Investors have talked about selling stock in Uber to the public, a move that would imply a transition to an established business. The company was valued at near $70 billion the last time it sought capital.
Kalanick's penchant for conflict undermined the company's prospects, said Ferdinand Dudenhoeffer, director of the Center for Automotive Research at the University of Duisburg-Essen. Ride-hailing itself remains a topic of intense interest for the tech and auto industries as they compete to see whether Silicon Valley or the automakers will reap the profits from the digitalization of how people get from one place to another. But "the significance of Uber has declined because the company has not managed to present itself in a stable and socially responsible way," Dudenhoeffer said.
"When you're at war with customers, employees, service suppliers, you can't build up a business model and Kalanick was at war with everyone," said Dudenhoeffer. "There is no business model in being at war."
Under Kalanick, the company developed a reputation for ruthless tactics that have occasionally outraged government regulators, drivers, riders and employees. The company often flouted city regulations for taxi companies with a culture that encouraged "Principled Confrontation."
The company's hard-charging style has led to legal trouble. The U.S. Justice Department is investigating Uber's past usage of phony software designed to thwart local government regulators who wanted to check on whether Uber was carrying passengers without permission.
A key step toward Kalanick's downfall came in February, when former Uber engineer Susan Fowler posted a personal essay about the year she spent at Uber, writing that she was propositioned by her manager on her first day with an engineering team. She reported him to human resources, but was told he would get a lecture and no further punishment because he was a "high performer," she wrote.

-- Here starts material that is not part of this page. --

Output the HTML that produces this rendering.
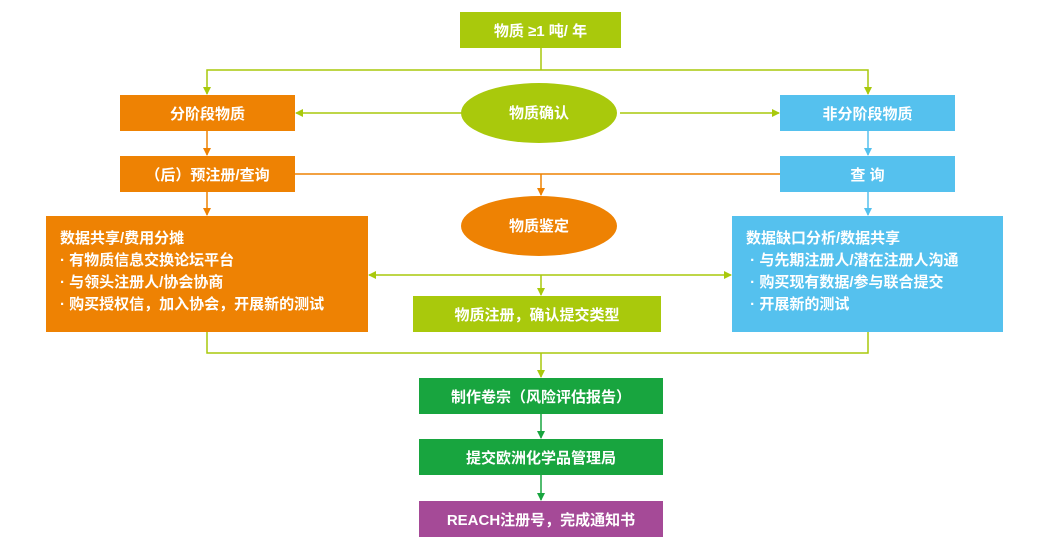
<!DOCTYPE html>
<html><head><meta charset="utf-8"><style>
body{margin:0;width:1057px;height:560px;background:#fff;position:relative;overflow:hidden;font-family:"Liberation Sans","Noto Sans CJK SC",sans-serif;}
.b{position:absolute;color:#fff;font-size:15px;font-weight:bold;display:flex;align-items:center;justify-content:center;}
.l{justify-content:flex-start;align-items:flex-start;flex-direction:column;line-height:22px;padding:12px 0 0 14px;box-sizing:border-box;}
.lime{background:#a9c90c}.or{background:#ee8203}.bl{background:#55c1ee}.gr{background:#18a53f}.pu{background:#a54a97}
svg{position:absolute;left:0;top:0}
</style></head><body>
<svg width="1057" height="560">
<defs>
<marker id="ag" markerWidth="8" markerHeight="8" refX="7" refY="4" orient="auto" markerUnits="userSpaceOnUse"><path d="M0,0L8,4L0,8z" fill="#a9c90c"/></marker>
<marker id="ao" markerWidth="8" markerHeight="8" refX="7" refY="4" orient="auto" markerUnits="userSpaceOnUse"><path d="M0,0L8,4L0,8z" fill="#ee8203"/></marker>
<marker id="ab" markerWidth="8" markerHeight="8" refX="7" refY="4" orient="auto" markerUnits="userSpaceOnUse"><path d="M0,0L8,4L0,8z" fill="#55c1ee"/></marker>
<marker id="an" markerWidth="8" markerHeight="8" refX="7" refY="4" orient="auto" markerUnits="userSpaceOnUse"><path d="M0,0L8,4L0,8z" fill="#18a53f"/></marker>
</defs>
<g fill="none" stroke-width="1.5">
<path d="M541,48V70" stroke="#a9c90c"/>
<path d="M541,70H207V94" stroke="#a9c90c" marker-end="url(#ag)"/>
<path d="M541,70H868V94" stroke="#a9c90c" marker-end="url(#ag)"/>
<path d="M462,113H296" stroke="#a9c90c" marker-end="url(#ag)"/>
<path d="M620,113H779" stroke="#a9c90c" marker-end="url(#ag)"/>
<path d="M207,131V155" stroke="#ee8203" marker-end="url(#ao)"/>
<path d="M207,192V215" stroke="#ee8203" marker-end="url(#ao)"/>
<path d="M295,174H780" stroke="#ee8203"/>
<path d="M541,174V195" stroke="#ee8203" marker-end="url(#ao)"/>
<path d="M868,131V155" stroke="#55c1ee" marker-end="url(#ab)"/>
<path d="M868,192V215" stroke="#55c1ee" marker-end="url(#ab)"/>
<path d="M541,275H369" stroke="#a9c90c" marker-end="url(#ag)"/>
<path d="M541,275H731" stroke="#a9c90c" marker-end="url(#ag)"/>
<path d="M541,275V295" stroke="#a9c90c" marker-end="url(#ag)"/>
<path d="M207,332V353H868V332" stroke="#a9c90c"/>
<path d="M541,353V377" stroke="#a9c90c" marker-end="url(#ag)"/>
<path d="M541,414V438" stroke="#18a53f" marker-end="url(#an)"/>
<path d="M541,475V500" stroke="#18a53f" marker-end="url(#an)"/>
</g>
<ellipse cx="539" cy="113" rx="78" ry="30" fill="#a9c90c"/>
<ellipse cx="539" cy="226" rx="78" ry="30" fill="#ee8203"/>
<text x="539" y="118" text-anchor="middle" fill="#fff" font-size="15" font-weight="bold" font-family="Liberation Sans,Noto Sans CJK SC,sans-serif">物质确认</text>
<text x="539" y="231" text-anchor="middle" fill="#fff" font-size="15" font-weight="bold" font-family="Liberation Sans,Noto Sans CJK SC,sans-serif">物质鉴定</text>
</svg>
<div class="b lime" style="left:460px;top:12px;width:161px;height:36px">物质 ≥1 吨/ 年</div>
<div class="b or" style="left:120px;top:95px;width:175px;height:36px">分阶段物质</div>
<div class="b bl" style="left:780px;top:95px;width:175px;height:36px">非分阶段物质</div>
<div class="b or" style="left:120px;top:156px;width:175px;height:36px">（后）预注册/查询</div>
<div class="b bl" style="left:780px;top:156px;width:175px;height:36px">查 询</div>
<div class="b or l" style="left:46px;top:216px;width:322px;height:116px"><div>数据共享/费用分摊</div><div>· 有物质信息交换论坛平台</div><div>· 与领头注册人/协会协商</div><div>· 购买授权信，加入协会，开展新的测试</div></div>
<div class="b bl l" style="left:732px;top:216px;width:271px;height:116px"><div>数据缺口分析/数据共享</div><div>&nbsp;· 与先期注册人/潜在注册人沟通</div><div>&nbsp;· 购买现有数据/参与联合提交</div><div>&nbsp;· 开展新的测试</div></div>
<div class="b lime" style="left:413px;top:296px;width:248px;height:36px">物质注册，确认提交类型</div>
<div class="b gr" style="left:419px;top:378px;width:244px;height:36px">制作卷宗（风险评估报告）</div>
<div class="b gr" style="left:419px;top:439px;width:244px;height:36px">提交欧洲化学品管理局</div>
<div class="b pu" style="left:419px;top:501px;width:244px;height:36px">REACH注册号，完成通知书</div>
</body></html>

That caught the board's attention and brought outside investigations that led to the firing of 20 people including some managers. Former Attorney General Eric Holder conducted one of the probes, finding that the male-dominated Uber didn't have the most basic policies to protect workers from harassment. Holder's report suggested procedures that most companies have had for years such as using performance reviews to hold leaders accountable.
Also, Kalanick lost his temper in an argument with an Uber driver who was complaining about pay. The profanity-laced confrontation was caught on a video that surfaced in February. Afterward, Kalanick said he needed management help and had to grow up. The company began searching for a chief operating officer.
In March, board member Arianna Huffington expressed confidence that Kalanick would evolve into a better leader. But Huffington, a founder of Huffington Post, suggested time might be running out.
He's a "scrappy entrepreneur," she said during the call, but one who needed to bring "changes in himself and in the way he leads."
During the past year, several senior managers left the company, including the president and chief financial officer.
Outside experts said the only way to change Uber's culture was for Kalanick to step aside. But Uber's ownership and voting structure made it difficult to oust him.
Kalanick took an indefinite leave of absence earlier this month, in part to deal with a personal tragedy. In May, his mother was killed and his father hurt in a boating accident on a California lake.